Querying on the property rdfs:label works for the entity (?b), but this approach does not work with the property (?a).

it would appear the property is being returned as a full URI such as http://www.wikidata.org/prop/direct/P1536 . Using the GUI I can successfully query wd:P1536 ?a ?b.. This works with SPARQLWrapper if I send it as a second query - but not in the first query.

Here is my code:

from SPARQLWrapper import SPARQLWrapper, JSON

sparql = SPARQLWrapper("http://query.wikidata.org/sparql")

sparql.setQuery("""
  SELECT ?a ?aLabel ?propLabel ?b ?bLabel
  WHERE
  {
    wd:Q11663 ?a ?b.

    # Doesn't work with SPARQLWrapper
    #SERVICE wikibase:label { bd:serviceParam wikibase:language "en". }
    #?prop wikibase:directClaim ?p

    # but this does (and is more portable)
    ?b rdfs:label ?bLabel. filter(lang(?bLabel) = "en").

    # doesn't work
    #?a rdfs:label ?aLabel. 

    # property code can be extracted successfully
    BIND(  strafter(str(?a), "prop/direct/") AS ?propLabel).
    #BIND( CONCAT("wd:", strafter(str(?a), "prop/direct/") ) AS ?propLabel).

    # No matches, even if I concat 'wd:' to ?propLabel
    ?propLabel rdfs:label ?aLabel
    # generic search for any properties also fails
    #?propLabel ?zz ?aLabel.
   }
 """)

# However, this returns a label for P1536 - which is one of wd:Q11663's properties
sparql.setQuery("""SELECT ?b WHERE
   {
      wd:P1536 rdfs:label ?b.
   }
""")

So how can I get the labels for the properties in one query (which should be more efficient)?

[aside: yes I'm a bit rough & ready with the EN filter - often dropping it if I'm not getting anything back]


Solution

  • I was having problems with two approaches - and the code above contains a mixture of both. Also, SPARQLWrapper isn't a problem here.

    The first approach using the wikibase Label service should be like this:

    SELECT ?a ?aLabel ?propLabel ?b ?bLabel
    WHERE
    {
      ?item rdfs:label "weather"@en.
      ?item ?a ?b.
    
      SERVICE wikibase:label { bd:serviceParam wikibase:language "en". } 
      ?prop wikibase:directClaim ?a .
    }
    

    This code also includes a lookup from the label ('weather') to the query entity (?item).

    The SERVICE was working, but if there isn't an rdfs:label definition then it just returns the entity. The GUI and SPARQLWrapper (to the SPARQL endpoint) were simply returning the results in a different order - so it looked like I was seeing lots of 'failed' output (ie. entities and failed labels both being reported as the same).

    This became clear when I started adding an OPTIONAL clause to the approach below.

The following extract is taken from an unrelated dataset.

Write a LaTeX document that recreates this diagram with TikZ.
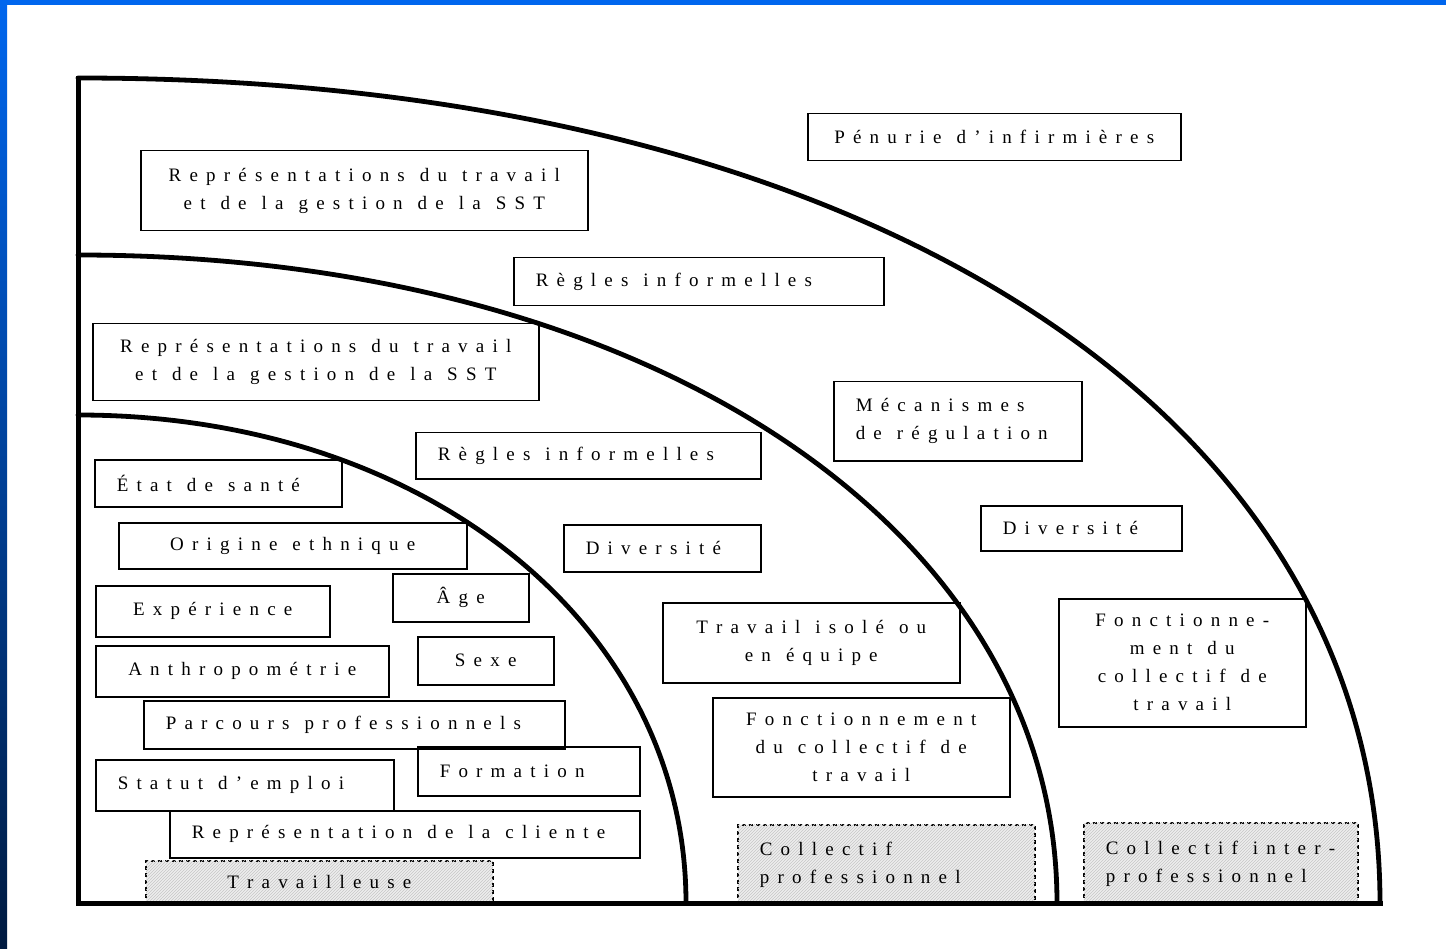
\documentclass[tikz,border=0pt]{standalone}
\usepackage{fontspec}
\setmainfont{Liberation Serif}
\usetikzlibrary{patterns}
\definecolor{slideblue}{RGB}{0,102,238}
\definecolor{slidenavy}{RGB}{0,26,64}
% wide tracking: a kern between every pair of letters
\XeTeXinterchartokenstate=1
\newXeTeXintercharclass\trackclass
\def\settrack#1{\ifx#1\relax\else\XeTeXcharclass`#1=\trackclass\expandafter\settrack\fi}
\settrack abcdefghijklmnopqrstuvwxyzABCDEFGHIJKLMNOPQRSTUVWXYZéèêàâÉÂ’-\relax
\XeTeXinterchartoks\trackclass\trackclass={\kern8.2pt\relax}
% explicit word gap for the tracked labels
\newcommand\wsp{\hspace*{15pt}}
\DeclareRobustCommand\boxfont{\fontsize{19}{28}\selectfont}
\tikzset{
  lab/.style={font=\boxfont},
  cbox/.style={draw, line width=1.5pt, anchor=north west, inner sep=0pt, lab, align=center},
  lbox/.style={draw, line width=1.5pt, anchor=north west, inner ysep=0pt, inner xsep=22pt, lab, align=left},
  shaded/.style={fill=black!7, dash pattern=on 4pt off 3pt, line width=1.7pt,
    postaction={pattern=north east lines, pattern color=black!22}},
  ring/.style={line width=4.8pt, line cap=round},
  frame/.style={line width=5pt, line join=miter}
}
\begin{document}
\begin{tikzpicture}[x=1pt, y=-1pt]
\useasboundingbox (0,0) rectangle (1446,949);
\fill[white] (0,0) rectangle (1446,949);
% slide edge
\fill[slideblue] (0,0) rectangle (1446,5);
\shade[top color=slideblue, bottom color=slidenavy] (0,0) rectangle (7,949);

% three quarter-rings
\draw[ring] (78,78)  .. controls (859,78)  and (1380,408) .. (1380,903);
\draw[ring] (78,255) .. controls (646,255) and (1057,527) .. (1057,903);
\draw[ring] (78,415) .. controls (425,415) and (686,625) .. (686,903);

% outer ring
\node[cbox, minimum width=447pt, minimum height=80pt, text width=447pt] (repO) at (140,150)
  {Représentations\wsp du\wsp travail\\et\wsp de\wsp la\wsp gestion\wsp de\wsp la\wsp SST};
\node[cbox, minimum width=373pt, minimum height=47pt, text width=373pt] (pen) at (807,113)
  {Pénurie\wsp d’infirmières};
\node[lbox, minimum width=370pt, minimum height=48pt, text width=326pt] (regO) at (513,257)
  {Règles\wsp informelles};
\node[lbox, minimum width=248pt, minimum height=79pt, text width=204pt] (mec) at (833,381)
  {Mécanismes\\de\wsp régulation};
\node[lbox, minimum width=201pt, minimum height=45pt, text width=157pt] (divO) at (980,505)
  {Diversité};
\node[cbox, minimum width=247pt, minimum height=128pt, text width=247pt] (fctO) at (1058,598)
  {Fonctionne-\\ment\wsp du\\collectif\wsp de\\travail};
\node[lbox, shaded, minimum width=274pt, minimum height=81pt, text width=230pt] (colI) at (1083,822)
  {Collectif\wsp inter-\\professionnel};

% middle ring
\node[cbox, minimum width=446pt, minimum height=77pt, text width=446pt] (repM) at (92,323)
  {Représentations\wsp du\wsp travail\\et\wsp de\wsp la\wsp gestion\wsp de\wsp la\wsp SST};
\node[lbox, minimum width=345pt, minimum height=46pt, text width=301pt] (regM) at (415,432)
  {Règles\wsp informelles};
\node[lbox, minimum width=197pt, minimum height=47pt, text width=153pt] (divM) at (563,524)
  {Diversité};
\node[cbox, minimum width=297pt, minimum height=80pt, text width=297pt] (trav) at (662,602)
  {Travail\wsp isolé\wsp ou\\en\wsp équipe};
\node[cbox, minimum width=297pt, minimum height=99pt, text width=297pt] (fctM) at (712,697)
  {Fonctionnement\\du\wsp collectif\wsp de\\travail};
\node[lbox, shaded, minimum width=297pt, minimum height=79pt, text width=253pt] (colP) at (737,824)
  {Collectif\\professionnel};

% inner ring
\node[lbox, minimum width=247pt, minimum height=47pt, text width=203pt] (etat) at (94,459)
  {État\wsp de\wsp santé};
\node[cbox, minimum width=348pt, minimum height=46pt, text width=348pt] (orig) at (118,522)
  {Origine\wsp ethnique};
\node[cbox, minimum width=136pt, minimum height=48pt, text width=136pt] (age) at (392,573)
  {Âge};
\node[cbox, minimum width=234pt, minimum height=51pt, text width=234pt] (exp) at (95,585)
  {Expérience};
\node[cbox, minimum width=293pt, minimum height=51pt, text width=293pt] (anth) at (95,645)
  {Anthropométrie};
\node[cbox, minimum width=136pt, minimum height=48pt, text width=136pt] (sexe) at (417,636)
  {Sexe};
\node[lbox, minimum width=421pt, minimum height=48pt, text width=377pt] (parc) at (143,700)
  {Parcours\wsp professionnels};
\node[lbox, minimum width=298pt, minimum height=51pt, text width=254pt] (stat) at (95,759)
  {Statut\wsp d’emploi};
\node[lbox, minimum width=222pt, minimum height=49pt, text width=178pt] (form) at (417,746)
  {Formation};
\node[lbox, minimum width=470pt, minimum height=47pt, text width=426pt] (cli) at (169,810)
  {Représentation\wsp de\wsp la\wsp cliente};
\node[cbox, shaded, minimum width=347pt, minimum height=43pt, text width=347pt] (trv) at (145,860)
  {Travailleuse};

% axes of the quarter-rings
\draw[frame] (78,76) -- (78,903) -- (1383,903);
\end{tikzpicture}
\end{document}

    The ?prop wikibase:directClaim ?a . line turns out to be pretty simple. Wikibase defines directClaim to map properties to entities. This then allows it to define tuples about properties (ie. a label). Many other ontologies just use the same identifiers.

    My second (more generic approach) is the approach you find in many of the books and online tutorials. The problem here is that wikibase's properties have the full URL in them, and I needed to convert them into an entity. I tried string manipulation but this produces a string literal - not an entity. The solution is to use directClaim again:

    ?prop wikibase:directClaim ?a .
    ?prop rdfs:label ?propLabel.  filter(lang(?propLabel) = "en").
    

    Note that this only returns a result if rdfs:label is defined. Adding an OPTIONAL will return results even if there is no label defined.